By the tortilla machine, La Paz tortilleria sells forgettable tacos and sopes and such, and also dryish deep-fried taquitos in a sour green sauce, which is what everybody seems to order. Instead, try no-meat memelas, thick corn tortillas softened in hot oil, brushed with bitter chile sauce and topped with chopped onion and crumbles of fresh cheese--the natural sweetness of the fresh tortilla is spectacular. Packages of three dozen La Paz corn tortillas, still warm from the oven, cost only 60 cents.

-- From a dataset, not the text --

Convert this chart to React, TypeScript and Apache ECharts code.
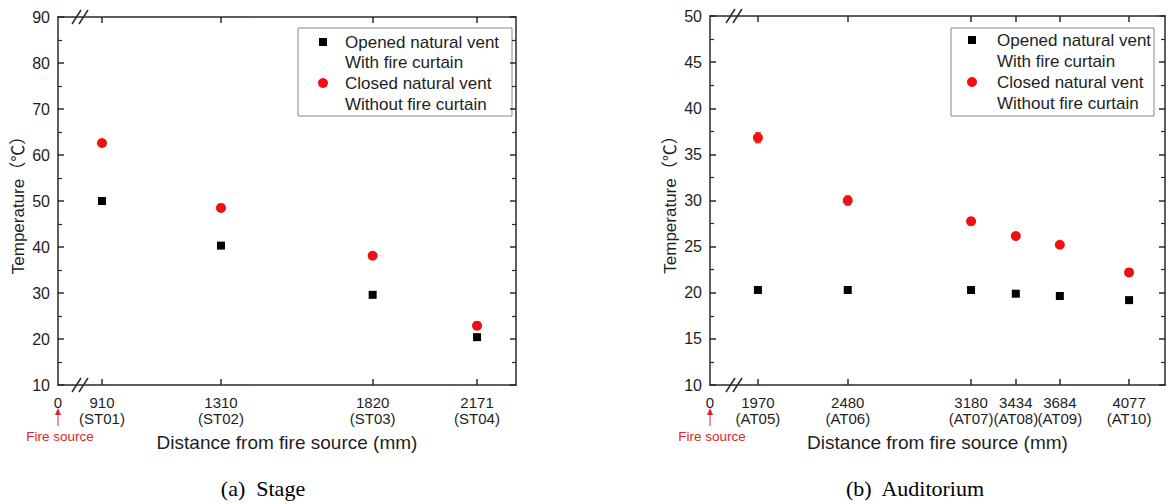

King Taco, whose sweet tacos al pastor pack in customers at two dozen other locations, is practically ignored at Grand Central: There are the carnitas tacos at Roast To Go here, what seems like a full quarter-pound of crisp, savory pork crammed with onion and hot salsa into a couple of tortillas barely big enough to contain the meat, and also Roast To Go’s tacos of buche , pig throat. Their big, golden sheets of fried pigskin are terrific. But my favorite food at the market is at Ana Maria’s next door-- gorditas , golden, deep-fried puffs of dough split like pita bread and stuffed with beans, lettuce and a dollop of pork stew, carne asada , tongue or brains, and a wonderful, tart green salsa that will inevitably cascade down your arm. Gorditas are the perfect things to eat while you’re deciding what to have for lunch.